§ WHAT YOU ARE ASKED TO DO:
Leave out the pictures; transcribe all else exactly.

§ DATASET EXCERPT:
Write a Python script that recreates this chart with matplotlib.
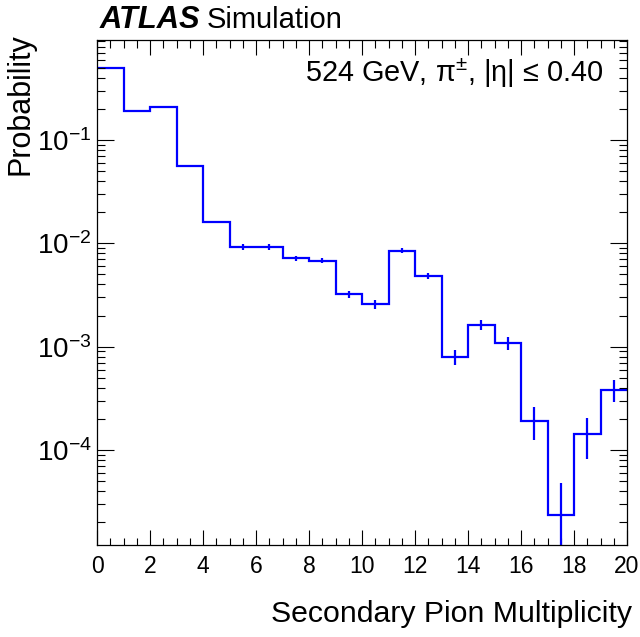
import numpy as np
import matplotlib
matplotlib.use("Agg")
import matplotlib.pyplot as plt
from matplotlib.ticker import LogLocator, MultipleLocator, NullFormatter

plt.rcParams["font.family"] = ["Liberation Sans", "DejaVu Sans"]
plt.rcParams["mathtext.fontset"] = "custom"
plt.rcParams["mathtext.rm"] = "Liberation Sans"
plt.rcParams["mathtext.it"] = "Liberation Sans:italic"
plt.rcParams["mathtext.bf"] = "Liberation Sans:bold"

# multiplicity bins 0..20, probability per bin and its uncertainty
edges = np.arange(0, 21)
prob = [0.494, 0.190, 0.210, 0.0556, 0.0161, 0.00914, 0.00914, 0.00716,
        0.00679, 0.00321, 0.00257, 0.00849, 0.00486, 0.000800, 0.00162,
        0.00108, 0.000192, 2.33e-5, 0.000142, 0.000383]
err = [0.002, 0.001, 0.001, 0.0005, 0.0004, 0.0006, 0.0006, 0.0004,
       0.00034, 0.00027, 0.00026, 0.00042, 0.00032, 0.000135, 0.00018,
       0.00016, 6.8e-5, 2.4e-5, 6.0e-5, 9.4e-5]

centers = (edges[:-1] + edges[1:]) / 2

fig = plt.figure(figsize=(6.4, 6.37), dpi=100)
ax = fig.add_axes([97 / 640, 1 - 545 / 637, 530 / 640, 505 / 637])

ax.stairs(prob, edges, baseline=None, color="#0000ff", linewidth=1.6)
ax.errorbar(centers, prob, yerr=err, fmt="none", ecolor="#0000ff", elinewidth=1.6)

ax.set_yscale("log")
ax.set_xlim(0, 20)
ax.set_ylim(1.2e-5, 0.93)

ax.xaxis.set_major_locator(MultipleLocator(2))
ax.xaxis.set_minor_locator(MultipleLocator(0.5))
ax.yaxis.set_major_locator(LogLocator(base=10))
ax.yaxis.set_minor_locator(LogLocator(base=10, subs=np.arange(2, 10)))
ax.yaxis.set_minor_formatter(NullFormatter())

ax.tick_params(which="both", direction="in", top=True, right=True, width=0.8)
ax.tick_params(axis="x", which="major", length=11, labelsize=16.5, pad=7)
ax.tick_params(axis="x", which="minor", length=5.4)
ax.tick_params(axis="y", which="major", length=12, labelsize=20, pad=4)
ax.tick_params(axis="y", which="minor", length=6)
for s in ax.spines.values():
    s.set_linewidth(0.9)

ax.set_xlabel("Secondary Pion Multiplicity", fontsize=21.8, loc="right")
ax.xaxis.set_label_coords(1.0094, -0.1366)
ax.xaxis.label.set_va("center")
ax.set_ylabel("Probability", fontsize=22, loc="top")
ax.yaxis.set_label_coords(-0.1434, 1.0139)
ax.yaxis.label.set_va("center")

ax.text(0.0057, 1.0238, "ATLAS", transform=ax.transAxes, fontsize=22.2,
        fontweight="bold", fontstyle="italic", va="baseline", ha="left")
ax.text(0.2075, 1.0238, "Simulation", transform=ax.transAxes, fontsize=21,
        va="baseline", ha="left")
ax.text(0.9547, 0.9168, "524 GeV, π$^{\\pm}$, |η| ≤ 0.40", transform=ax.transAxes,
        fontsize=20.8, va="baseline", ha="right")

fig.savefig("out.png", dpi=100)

§ RESULT OF THE TASK:
Write a Python script that recreates this chart with matplotlib.
import numpy as np
import matplotlib
matplotlib.use("Agg")
import matplotlib.pyplot as plt
from matplotlib.ticker import LogLocator, MultipleLocator, NullFormatter

plt.rcParams["font.family"] = ["Liberation Sans", "DejaVu Sans"]
plt.rcParams["mathtext.fontset"] = "custom"
plt.rcParams["mathtext.rm"] = "Liberation Sans"
plt.rcParams["mathtext.it"] = "Liberation Sans:italic"
plt.rcParams["mathtext.bf"] = "Liberation Sans:bold"

# multiplicity bins 0..20, probability per bin and its uncertainty
edges = np.arange(0, 21)
prob = [0.494, 0.190, 0.210, 0.0556, 0.0161, 0.00914, 0.00914, 0.00716,
        0.00679, 0.00321, 0.00257, 0.00849, 0.00486, 0.000800, 0.00162,
        0.00108, 0.000192, 2.33e-5, 0.000142, 0.000383]
err = [0.002, 0.001, 0.001, 0.0005, 0.0004, 0.0006, 0.0006, 0.0004,
       0.00034, 0.00027, 0.00026, 0.00042, 0.00032, 0.000135, 0.00018,
       0.00016, 6.8e-5, 2.4e-5, 6.0e-5, 9.4e-5]

centers = (edges[:-1] + edges[1:]) / 2

fig = plt.figure(figsize=(6.4, 6.37), dpi=100)
ax = fig.add_axes([97 / 640, 1 - 545 / 637, 530 / 640, 505 / 637])

ax.stairs(prob, edges, baseline=None, color="#0000ff", linewidth=1.6)
ax.errorbar(centers, prob, yerr=err, fmt="none", ecolor="#0000ff", elinewidth=1.6)

ax.set_yscale("log")
ax.set_xlim(0, 20)
ax.set_ylim(1.2e-5, 0.93)

ax.xaxis.set_major_locator(MultipleLocator(2))
ax.xaxis.set_minor_locator(MultipleLocator(0.5))
ax.yaxis.set_major_locator(LogLocator(base=10))
ax.yaxis.set_minor_locator(LogLocator(base=10, subs=np.arange(2, 10)))
ax.yaxis.set_minor_formatter(NullFormatter())

ax.tick_params(which="both", direction="in", top=True, right=True, width=0.8)
ax.tick_params(axis="x", which="major", length=11, labelsize=16.5, pad=7)
ax.tick_params(axis="x", which="minor", length=5.4)
ax.tick_params(axis="y", which="major", length=12, labelsize=20, pad=4)
ax.tick_params(axis="y", which="minor", length=6)
for s in ax.spines.values():
    s.set_linewidth(0.9)

ax.set_xlabel("Secondary Pion Multiplicity", fontsize=21.8, loc="right")
ax.xaxis.set_label_coords(1.0094, -0.1366)
ax.xaxis.label.set_va("center")
ax.set_ylabel("Probability", fontsize=22, loc="top")
ax.yaxis.set_label_coords(-0.1434, 1.0139)
ax.yaxis.label.set_va("center")

ax.text(0.0057, 1.0238, "ATLAS", transform=ax.transAxes, fontsize=22.2,
        fontweight="bold", fontstyle="italic", va="baseline", ha="left")
ax.text(0.2075, 1.0238, "Simulation", transform=ax.transAxes, fontsize=21,
        va="baseline", ha="left")
ax.text(0.9547, 0.9168, "524 GeV, π$^{\\pm}$, |η| ≤ 0.40", transform=ax.transAxes,
        fontsize=20.8, va="baseline", ha="right")

fig.savefig("out.png", dpi=100)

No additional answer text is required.